If it is determined that we unknowingly put AH on top of a forgotten prior ascent by such an icon I'd be right with you restoring it (speaking only for myself). If not we have an adventurous new route that mere mortals can do. Though Eric and I had already decided a few of the bolts are not useful, it is early to say that we all agree on much else.

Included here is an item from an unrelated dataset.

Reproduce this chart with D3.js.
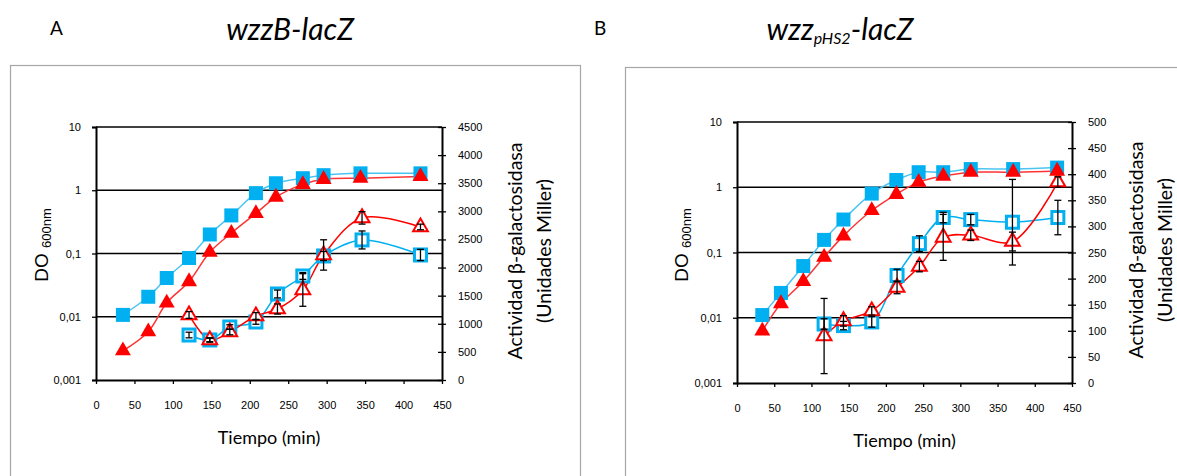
<!DOCTYPE html>
<html>
<head>
<meta charset="utf-8">
<script src="https://cdn.jsdelivr.net/npm/d3@7"></script>
<style>
  body { margin: 0; background: #fff; }
  svg { display: block; }
  .tick text { font-family: "Liberation Sans", Arial, sans-serif; font-size: 11px; fill: #000; }
  .lbl { font-family: Lato, "Open Sans", sans-serif; fill: #000; }
  .arial { font-family: "Liberation Sans", Arial, sans-serif; fill: #000; }
</style>
</head>
<body>
<svg id="chart" width="1177" height="476"></svg>
<script>
// --- data ---

// panel A: wzzB-lacZ
const timeA_do = [35, 68, 92, 121, 148, 176, 208, 234, 269, 296, 344, 422];
const doA_blue = [0.0107, 0.0207, 0.041, 0.085, 0.20, 0.40, 0.90, 1.29, 1.55, 1.73, 1.85, 1.85];
const doA_red = [0.0029, 0.0058, 0.0166, 0.036, 0.105, 0.21, 0.43, 0.78, 1.24, 1.49, 1.55, 1.65];
const timeA_act = [121, 148, 174, 208, 236, 269, 296, 346, 422];
const actA_blue = [800, 712, 943, 1032, 1530, 1850, 2206, 2491, 2224];
const errA_blue = [50, 30, 40, 40, 70, 60, 80, 160, 100];
const actA_red = [1157, 712, 854, 1139, 1263, 1601, 2224, 2883, 2722];
const errA_red = [60, 40, 50, 60, 90, 290, 270, 110, 50];

// panel B: wzz pHS2-lacZ
const timeB_do = [34, 59, 89, 117, 143, 181, 214, 244, 277, 314, 371, 430];
const doB_blue = [0.011, 0.024, 0.062, 0.156, 0.32, 0.80, 1.29, 1.70, 1.70, 1.90, 1.90, 2.0];
const doB_red = [0.0063, 0.0165, 0.036, 0.085, 0.18, 0.44, 0.78, 1.20, 1.48, 1.70, 1.70, 1.77];
const timeB_act = [117, 143, 181, 215, 245, 277, 314, 370, 431];
const actB_blue = [113, 110, 117, 206, 267, 317, 313, 308, 317];
const errB_blue = [10, 8, 10, 12, 15, 10, 10, 82, 33];
const actB_red = [90, 119, 138, 183, 223, 279, 283, 271, 385];
const errB_red = [72, 10, 8, 12, 10, 44, 10, 18, 10];

// axes
const xTicks = d3.range(0, 451, 50);
const doTicks = [0.001, 0.01, 0.1, 1, 10];
const actTicksA = d3.range(0, 4501, 500);
const actTicksB = d3.range(0, 501, 50);

const BLUE = "#00B0F0";
const RED = "#FF0000";

const svg = d3.select("#chart");

const zip = (xs, ys, es) => xs.map((x, i) => ({ x, y: ys[i], e: es ? es[i] : 0 }));

function drawPanel(p) {
    const x = d3.scaleLinear().domain([0, 450]).range([p.left, p.right]);
    const yLog = d3.scaleLog().domain([0.001, 10]).range([p.bottom, p.top]);
    const yAct = d3.scaleLinear().domain([0, p.actMax]).range([p.bottom, p.top]);

    // outer frame
    svg.append("rect")
        .attr("x", p.frame[0] + 0.5).attr("y", p.frame[1] + 0.5)
        .attr("width", p.frame[2]).attr("height", 500)
        .attr("fill", "none").attr("stroke", "#a6a6a6").attr("stroke-width", 1.2);

    // panel letter and title
    svg.append("text").attr("class", "lbl")
        .attr("x", p.letterX).attr("y", 35).style("font-size", "19px")
        .text(p.letter);
    const title = svg.append("text").attr("class", "lbl")
        .attr("x", p.titleX).attr("y", 40)
        .attr("text-anchor", "middle")
        .style("font-size", "30px").style("font-style", "italic");
    p.title.forEach(t => {
        title.append("tspan").text(t.s)
            .style("font-size", t.sub ? "16px" : null)
            .attr("dy", t.dy || 0);
    });

    // grid lines at decades
    svg.append("g").selectAll("line")
        .data([0.01, 0.1, 1])
        .join("line")
        .attr("x1", p.left).attr("x2", p.right)
        .attr("y1", d => yLog(d)).attr("y2", d => yLog(d))
        .attr("stroke", "#000").attr("stroke-width", 1.3);
    svg.append("line")
        .attr("x1", p.left).attr("x2", p.right)
        .attr("y1", p.top).attr("y2", p.top)
        .attr("stroke", "#000").attr("stroke-width", 1.3);

    // axes
    const fmtDO = d => String(d).replace(".", ",");
    svg.append("g")
        .attr("transform", `translate(${p.left},0)`)
        .call(d3.axisLeft(yLog).tickValues(doTicks).tickFormat(fmtDO).tickSize(4).tickPadding(11))
        .call(g => g.select(".domain").attr("stroke-width", 2))
        .call(g => g.selectAll(".tick line").attr("stroke-width", 1.3));

    svg.append("g")
        .attr("transform", `translate(${p.right},0)`)
        .call(d3.axisRight(yAct).tickValues(p.actTicks).tickFormat(d3.format("d"))
            .tickSize(4).tickPadding(12).tickSizeOuter(0))
        .call(g => g.select(".domain").attr("stroke-width", 2))
        .call(g => g.selectAll(".tick line").attr("x1", -4).attr("stroke-width", 1.3));

    svg.append("g")
        .attr("transform", `translate(0,${p.bottom})`)
        .call(d3.axisBottom(x).tickValues(xTicks).tickSize(4).tickPadding(17).tickSizeOuter(0))
        .call(g => g.select(".domain").attr("stroke-width", 2))
        .call(g => g.selectAll(".tick line").attr("stroke-width", 1.3));

    // axis titles
    svg.append("text").attr("class", "lbl")
        .attr("x", (p.left + p.right) / 2).attr("y", p.bottom + 64)
        .attr("text-anchor", "middle").style("font-size", "18px")
        .text("Tiempo (min)");

    const doTitle = svg.append("text").attr("class", "arial")
        .attr("transform", `translate(${p.doTitleX},${p.doMidY}) rotate(-90)`)
        .attr("text-anchor", "middle").style("font-size", "19px");
    doTitle.append("tspan").text("DO ");
    doTitle.append("tspan").text("600nm").style("font-size", "13px").attr("dy", 3);

    svg.append("text").attr("class", "lbl")
        .attr("transform", `translate(${p.actTitleX},${p.actMidY}) rotate(-90)`)
        .attr("text-anchor", "middle").style("font-size", "19.5px")
        .text("Actividad β-galactosidasa");
    svg.append("text").attr("class", "lbl")
        .attr("transform", `translate(${p.actTitleX + 29},${p.actMidY}) rotate(-90)`)
        .attr("text-anchor", "middle").style("font-size", "19.5px")
        .text("(Unidades Miller)");

    // series
    const series = [
        { pts: zip(p.tDo, p.doBlue), y: yLog, color: "#4CC4F2", kind: "sq", fill: true },
        { pts: zip(p.tDo, p.doRed), y: yLog, color: "#FF3333", kind: "tri", fill: true },
        { pts: zip(p.tAct, p.actBlue, p.errBlue), y: yAct, color: BLUE, kind: "sq", fill: false },
        { pts: zip(p.tAct, p.actRed, p.errRed), y: yAct, color: RED, kind: "tri", fill: false }
    ];

    series.forEach(s => {
        const line = d3.line()
            .x(d => x(d.x)).y(d => s.y(d.y))
            .curve(d3.curveCatmullRom.alpha(0.5));
        svg.append("path")
            .attr("d", line(s.pts))
            .attr("fill", "none")
            .attr("stroke", s.color)
            .attr("stroke-width", 1.5);
    });

    series.forEach(s => {
        const markerColor = s.kind === "sq" ? BLUE : RED;
        const g = svg.append("g");
        if (s.kind === "sq") {
            const size = s.fill ? 14 : 12;
            g.selectAll("rect")
                .data(s.pts)
                .join("rect")
                .attr("x", d => x(d.x) - size / 2)
                .attr("y", d => s.y(d.y) - size / 2)
                .attr("width", size).attr("height", size)
                .attr("fill", s.fill ? markerColor : "#fff")
                .attr("stroke", markerColor)
                .attr("stroke-width", s.fill ? 0 : 3);
        } else {
            g.selectAll("path")
                .data(s.pts)
                .join("path")
                .attr("transform", d => `translate(${x(d.x)},${s.y(d.y)})`)
                .attr("d", d3.symbol(d3.symbolTriangle, s.fill ? 110 : 95)())
                .attr("fill", s.fill ? markerColor : "#fff")
                .attr("stroke", markerColor)
                .attr("stroke-width", s.fill ? 0 : 2);
        }
    });

    // error bars on the open series
    series.filter(s => !s.fill).forEach(s => {
        const g = svg.append("g").attr("stroke", "#000").attr("stroke-width", 1.3);
        s.pts.forEach(d => {
            const cx = x(d.x), y1 = s.y(d.y + d.e), y2 = s.y(d.y - d.e);
            g.append("line").attr("x1", cx).attr("x2", cx).attr("y1", y1).attr("y2", y2);
            g.append("line").attr("x1", cx - 3.5).attr("x2", cx + 3.5).attr("y1", y1).attr("y2", y1);
            g.append("line").attr("x1", cx - 3.5).attr("x2", cx + 3.5).attr("y1", y2).attr("y2", y2);
        });
    });
}

drawPanel({
    left: 96, right: 442, top: 127, bottom: 380,
    actMax: 4500, actTicks: actTicksA,
    frame: [10, 65, 570],
    letter: "A", letterX: 50, titleX: 290,
    title: [{ s: "wzzB-lacZ" }],
    doTitleX: 48, doMidY: 245, actTitleX: 522, actMidY: 251,
    tDo: timeA_do, doBlue: doA_blue, doRed: doA_red,
    tAct: timeA_act, actBlue: actA_blue, errBlue: errA_blue, actRed: actA_red, errRed: errA_red
});

drawPanel({
    left: 737, right: 1072, top: 122, bottom: 383,
    actMax: 500, actTicks: actTicksB,
    frame: [625, 67, 600],
    letter: "B", letterX: 594, titleX: 840,
    title: [{ s: "wzz" }, { s: "pHS2", sub: true, dy: 4 }, { s: "-lacZ", dy: -4 }],
    doTitleX: 688, doMidY: 245, actTitleX: 1143, actMidY: 250,
    tDo: timeB_do, doBlue: doB_blue, doRed: doB_red,
    tAct: timeB_act, actBlue: actB_blue, errBlue: errB_blue, actRed: actB_red, errRed: errB_red
});
</script>
</body>
</html>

Looking forward to that further discussion when we can get together - how does the Brewery after climbing 12/22 sound?
|By Mike Walley|
From: Louisville, CO
1 day ago
It seems unnessary to chop any bolts to a route that may never have done before. Did Jeff Lowe say exactly where his climb went all of those years ago? Maybe now people will do it. It doesn’t seem over-bolted to me. I may do it now but wouldn’t without bolts on it.
From: Vail, CO
15 hours ago
When Erik and I got on it a couple years ago in super dry conditions sans bolts, the anchors were descent on the climb. Doing it without any bolts is totally possible. Never too dangerous. My opinion is that they are overkill. I think the bolts should be saved for the other side of the road. Once you cross the river, I believe that side has a history of boldness. We shouldn't bring the serious level down just so more people can climb it. Wait till you're ready, and then get after it. I think the bolts take out the adventure of all the Peckers/KB you would place. I understand Eric's motives for bolting it, and he is a nice guy, but my vote is for them to go. Keep it the way Jeff Lowe left it. Half the fun is getting creative making the anchor in the choss :) but what does it matter what my opinion is..... It's sort of like bolting a climb in a area that has a strong history in ground up, runout trad just so more people can climb there. Train till you're ready. Let's not lower the climb to our standards. Not giving Eric trouble for what he did. Maybe climbing is the best way to solve this...or in court? :)
|By phil wortmann|
From: Colorado Springs, Co.
10 hours ago
Well said, Noah. My hope is that bolts are used sparingly if at all on the Dark Side. Being scared but overcoming that fear is part of the adventure for me. Maybe I'm just a sicko like that crazy kid Noah.